One political party in this country is now explicitly pro-torture, and wants to restore a torture regime if it regains power. Decent conservatives for the most part simply looked the other way. Unless these cultural forces in defense of violence and torture are defeated - not appeased or excused, but defeated—America will never return the way it once was. Electing a new president was the start and not the end of this. He is flawed, as every president is, but in my view, the scale of the mess he inherited demands some slack. Any new criminal investigation which scapegoats those at the bottom while protecting the guilty men and women who made it happen is a travesty of justice. If it is the end and not the beginning of accountability, it will be worse than nothing.

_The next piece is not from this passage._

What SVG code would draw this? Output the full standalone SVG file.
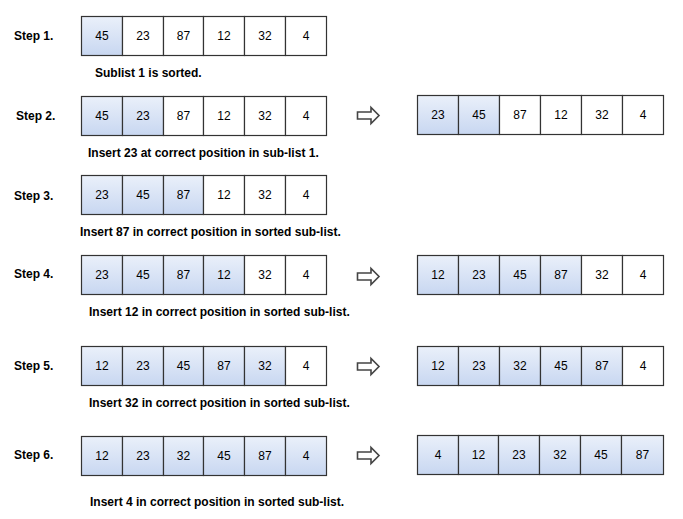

Evangelical faith is centered on the evangel, the gospel as expressed in Scripture and revealed in Christ and his finished work. Essential to that gospel is the biblical insistence that every person is created in God’s image and must therefore be treated as such. But what if they have committed heinous crimes? This does not erase God’s image. Justice must be served, but jettisoning basic morality in the pursuit of security is both unwise and unjust. It is noting less than a practical denial of the gospel of Christ.


You can read Andrew Sullivan’s post here.


This entry was posted at Tuesday, August 25, 2009 and is filed under , , . You can follow any responses to this entry through the comments feed .

3 comments

Is the war in Iraq an unjust war? Undoubtedly.
Did the Bush administration condone the immoral treatment of prisoners? Quite possibly. (I say "possibly" only because despite all the rhetoric of the left on this issue, I still don't have a clear idea of exactly what happened.)
Should Bush administration officials be prosecuted for their actions? Probably not. Their actions, while at times indefensible morally, were probably legal. If when the rules change we prosecute those who broke them when they weren't in force, we make a mockery of the rule of law, and do so in the name of morality.
Ironic, isn't it?

August 27, 2009 at 10:40 AM
Anonymous  

The Holocaust has forever darkened the image of Germany, the land that gave us Luther, Bonhoeffer, not to mention many of the greatest philosophers, theologians, artists, etc. The legacy of the Bush-Cheney rule in America has likewise marred the image of America, the land of Lincoln, Martin Luther King,Jr., and so many other great men and women. As Christians, at least those of us who claim to be such, we must boldly condemn the criminal acts of the Bush-Cheney regime. There is a court of international justice at The Hague, shouldn't they be called to account for their deeds before that tribunal? WJB

August 29, 2009 at 9:11 AM

So, what's the status of ex post facto in the US? If it's still part of our legal system, the issue that needs to be investigated is whether the actions taken during the investigation of prisoners went against any torture law and regulations to which the US had already agreed to abide. If that is found to be true, then we aren't simply changing the rules we are abiding by them.

I'm not sure either if what was done was legal for the US to do, but I know I'm not willing to assume that it "probably was" since it was definitely immoral - I agree totally with the arguement made in the post, it has been what I have been arguing with friends about from the beginning of this mess in which we use "security" to justify any behavior. The Bible tells us that to do right and follow the Lord is to be, according to the wisdom of the world, unsecure. The wisdom of the world has crept into our worldview without us realizing, we would now rather hallow security that the image of God.